La politique des transports en est un bel exemple. Entre 1970 et 2000, le nombre de voitures est passé de 62,5 millions à 175 millions. Un accroissement de l’ordre de 3 millions par ans a été estimé pour l’Europe des Quinze. Le transport de marchandises, par contre, comptera d’ici 2010 une augmentation de 50%.
L’encombrement des autoroutes par les poids lourds ne constitue pas seulement une entrave à la mobilité des particuliers, mais encore un coût substantiel : l’entretien des autoroutes coûterait six fois moins cher si celles-ci étaient uniquement utilisées par les voitures.
Le rêve de pouvoir transporter de la marchandise par le rail de Riga à Barcelone relève, à ce stade, de la science-fiction.
A l’aube de la privatisation des transports, l’on peut se demander si ce n’est pas le monde à l’envers. En tout cas, l’absence d’une coordination des grandes politiques d’infrastructures est totale. Et entre-temps, les quotas de Kyoto pour la réduction des émissions de CO2 entrent en application, alors que la part de marché du transport par rail de marchandises est passé de 21% en 1970 à 8,4% en 1998. Aux Etats-Unis d’Amérique, 40% de la marchandise se transporte par rail.
Conducteurs musicaux
L’avantage concurrentiel de la route est tel que la privatisation des chemins de fer présentera peu d’attrait pour le transport de marchandises. En attendant, les camions asphyxient les routes et les faiblesses du rail sont loin d’être éliminées. A considérer que de Charleroi à Paris un train de marchandises change cinq fois de conducteur, deux pour la Belgique, trois pour la France, et tous les arrêts pris en compte, 18 kms par heure sont la vitesse moyenne. Sur 20.000 trains, à peine la moitié arrivent à l’heure.
Il est évident que le rail a été le parent pauvre de l’investissement public et les quelques liftings opérés pour le transport des personnes – prouvant d’ailleurs que le train peut avoir de réels avantages par rapport à la voiture ou l’avion – ne compensent pas les déficits accumulés pour le transport de marchandise.
Chaque jour, dix hectares de terrain succombent au béton pour de nouvelles routes. En 1982, le PE avait cité le Conseil des ministres devant la Cour de justice pour inactivité. Le rapport de Jacques Delors a entamé la création des TEN’s, des réseaux transeuropéens.

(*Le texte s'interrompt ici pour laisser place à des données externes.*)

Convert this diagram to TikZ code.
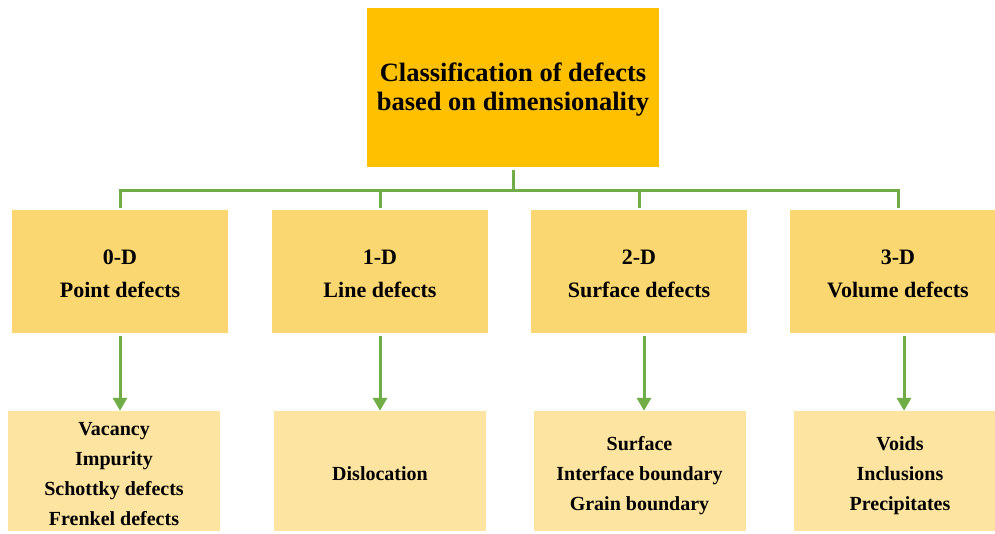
\documentclass[tikz,border=0pt]{standalone}
\usepackage{fontspec}
\setmainfont{Liberation Serif}[BoldFont={Liberation Serif Bold}]
\usetikzlibrary{arrows.meta}
\definecolor{topfill}{HTML}{FFC000}
\definecolor{midfill}{HTML}{FAD770}
\definecolor{lowfill}{HTML}{FDE4A1}
\definecolor{linkgreen}{HTML}{70AD47}
\newcommand{\dropText}[2]{\raisebox{-#1}[\height][\depth]{\parbox{210pt}{\centering #2}}}
\tikzset{
  topbox/.style={fill=topfill, draw=none, inner sep=0pt, minimum width=292pt, minimum height=159pt, align=center, font=\bfseries\fontsize{26.5}{29}\selectfont},
  midbox/.style={fill=midfill, draw=none, inner sep=0pt, minimum width=216pt, minimum height=123pt, align=center, font=\bfseries\fontsize{22}{33}\selectfont},
  lowbox/.style={fill=lowfill, draw=none, inner sep=0pt, minimum width=212pt, minimum height=120pt, align=center, font=\bfseries\fontsize{20}{30}\selectfont},
  conn/.style={draw=linkgreen, line width=3pt},
  arr/.style={draw=linkgreen, line width=3pt, -{Triangle[length=13pt,width=14pt]}}
}
\begin{document}
\begin{tikzpicture}[x=1pt,y=-1pt]
\useasboundingbox (0,0) rectangle (995,533);
\node[topbox] (top) at (513,87.5) {\raisebox{-2pt}[\height][\depth]{\parbox{290pt}{\centering Classification of defects\\based on dimensionality}}};
\node[midbox] (L1) at (120,271.5) {\dropText{2.5pt}{0-D\\Point defects}};
\node[midbox] (L2) at (380,271.5) {\dropText{2.5pt}{1-D\\Line defects}};
\node[midbox] (L3) at (639,271.5) {\dropText{2.5pt}{2-D\\Surface defects}};
\node[midbox] (L4) at (898,271.5) {\dropText{2.5pt}{3-D\\Volume defects}};
\node[lowbox] (B1) at (114,471) {\dropText{3pt}{Vacancy\\Impurity\\Schottky defects\\Frenkel defects}};
\node[lowbox] (B2) at (380,471) {\dropText{3pt}{Dislocation}};
\node[lowbox] (B3) at (639.5,471) {\dropText{5pt}{Surface\\Interface boundary\\Grain boundary}};
\node[lowbox] (B4) at (900,471) {\dropText{5pt}{Voids\\Inclusions\\Precipitates}};
\coordinate (bus) at (0,190);
\draw[conn] ([yshift=-3pt]top.south) -- (top.south |- bus);
\draw[conn] ([xshift=-1.5pt]L1.north |- bus) -- ([xshift=1.5pt]L4.north |- bus);
\foreach \n in {L1,L2,L3,L4}{
  \draw[conn] (\n.north |- bus) -- ([yshift=2pt]\n.north);
}
\draw[arr] ([yshift=-3pt]L1.south) -- (L1.south |- B1.north);
\draw[arr] ([yshift=-3pt]L2.south) -- (L2.south |- B2.north);
\draw[arr] ([xshift=5pt,yshift=-3pt]L3.south) -- ([xshift=5pt]L3.south |- B3.north);
\draw[arr] ([xshift=6pt,yshift=-3pt]L4.south) -- ([xshift=6pt]L4.south |- B4.north);
\end{tikzpicture}
\end{document}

En 1996, une directive fixa un cadre de financement et une programmation des travaux.
A peine 20% des travaux prévus en 1996 sont entamés et il n’est pas assuré qu’en 2010 le but fixé en 1996 soit atteint. Les 12.600 km de réseaux à grande vitesse seraient terminés seulement dans vingt ans !
Quant au financement, l’exemple suisse donne des idées ! l’article 196 de la constitution helvétique retient que les grands projets pour dix-neuf milliards d’euros seront financés sur vingt ans par une taxe spéciale pour les poids lourds, les accises sur l’essence et 1% de relèvement de la TVA.
En 1859, le chemin de fer luxembourgeois rejoint les lignes internationales nord-sud et est-ouest. A la fin du XIXè siècle, il comprenait 525 km de rails. Le pays pauvre que nous étions à l’époque avait compris que sa jeune indépendance l’obligeait à organiser la mobilité par le rail et la route.
L’Europe nouvelle devra coordonner les grands enjeux. Le développement durable devra se faire par un rattrapage du rail par rapport à la route. Etant donné l’union personnelle entre environnement et transport, notre présidence aura une chance unique de faire avancer les choses – ce qui sera plus difficile que de gérer les droits acquis.